The Central Bank of Iceland is an independent institution owned by the State. The Act on the Central Bank of Iceland, no. 92/2019, stipulates that the Bank shall promote price stability, financial stability, and sound and secure financial activities. The Bank’s activities fall within the purview of the Prime Minister, but matters relating to financial stability and financial markets are administered by the Ministry of Finance and Economic Affairs. In addition to the above-listed roles, the Bank shall undertake such tasks as are consistent with its role as a central bank, such as maintaining international reserves and promoting a safe, effective financial system, including domestic and cross-border payment intermediation.
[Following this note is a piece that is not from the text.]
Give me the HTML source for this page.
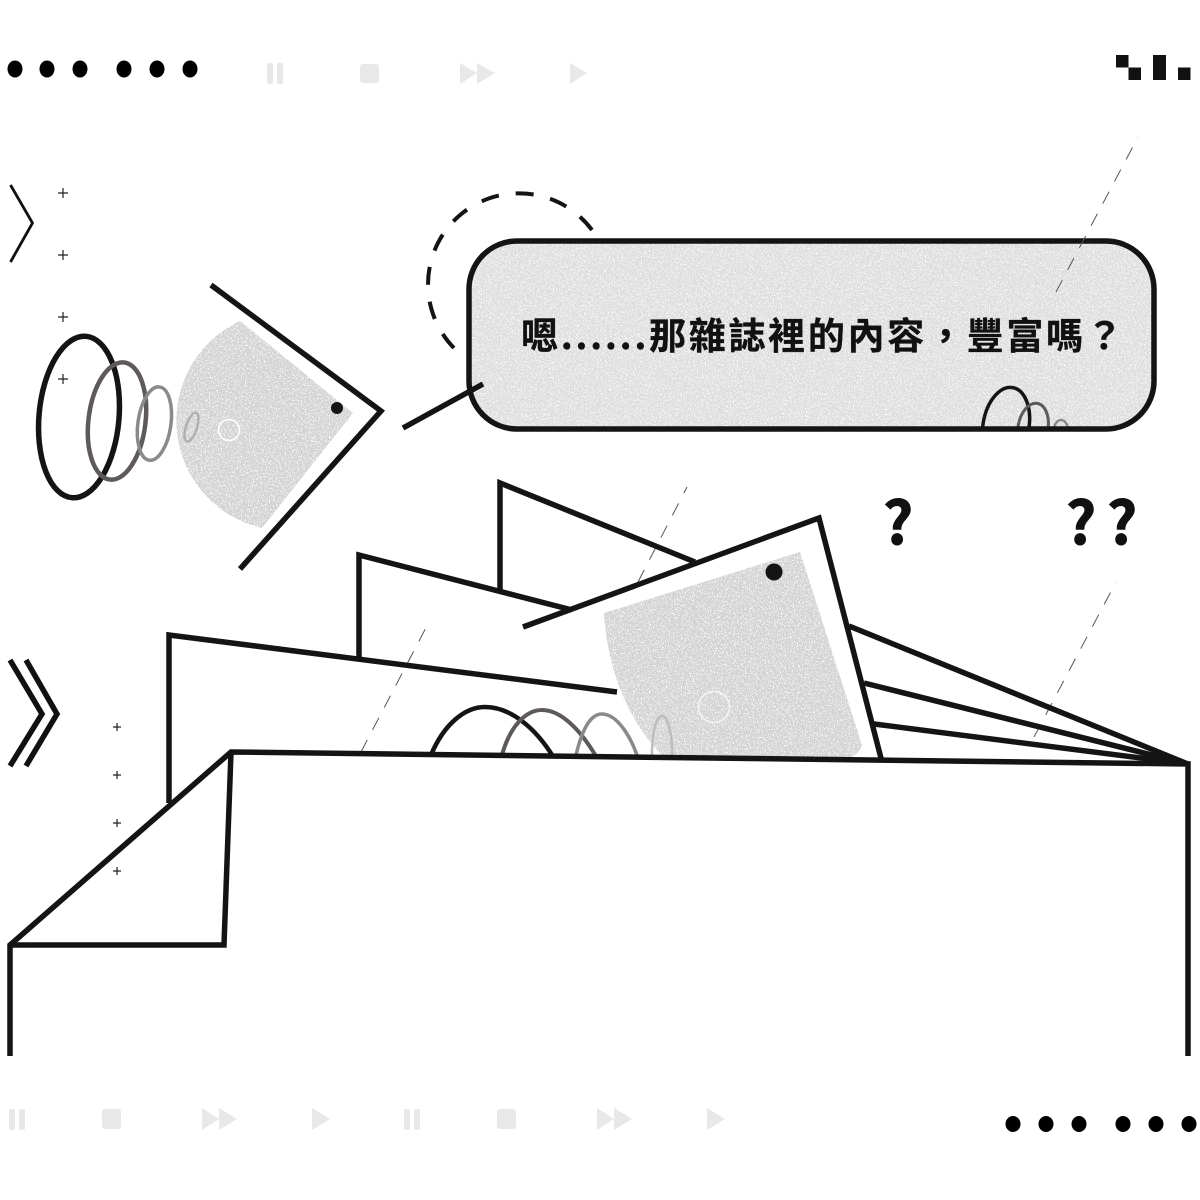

The Bank is also required under the Central Bank Act to promote the implementation of the Government’s economic policy as long as it does not consider such policy inconsistent with the Bank’s objectives.
According to the joint declaration issued by the Government of Iceland and the Central Bank of Iceland on 27 March 2001, the Bank shall aim at a rate of inflation, measured as the twelve-month increase in the consumer price index (CPI), of as close to 2½% as possible.
Financial stability means that the financial system is equipped to withstand shocks to the economy and financial markets, to mediate credit and payments, and to diversify risks appropriately.
The Central Bank is responsible for financial supervision and, as such, it monitors supervised entities to ensure that their activities are in compliance with the law and with Governmental directives, and that they are in other respects consistent with sound and appropriate business practices.
The Bank conducts transactions with domestic financial institutions and oversees domestic and foreign payments made by the Treasury and State-owned companies. The Bank also manages and invests Iceland’s international reserves.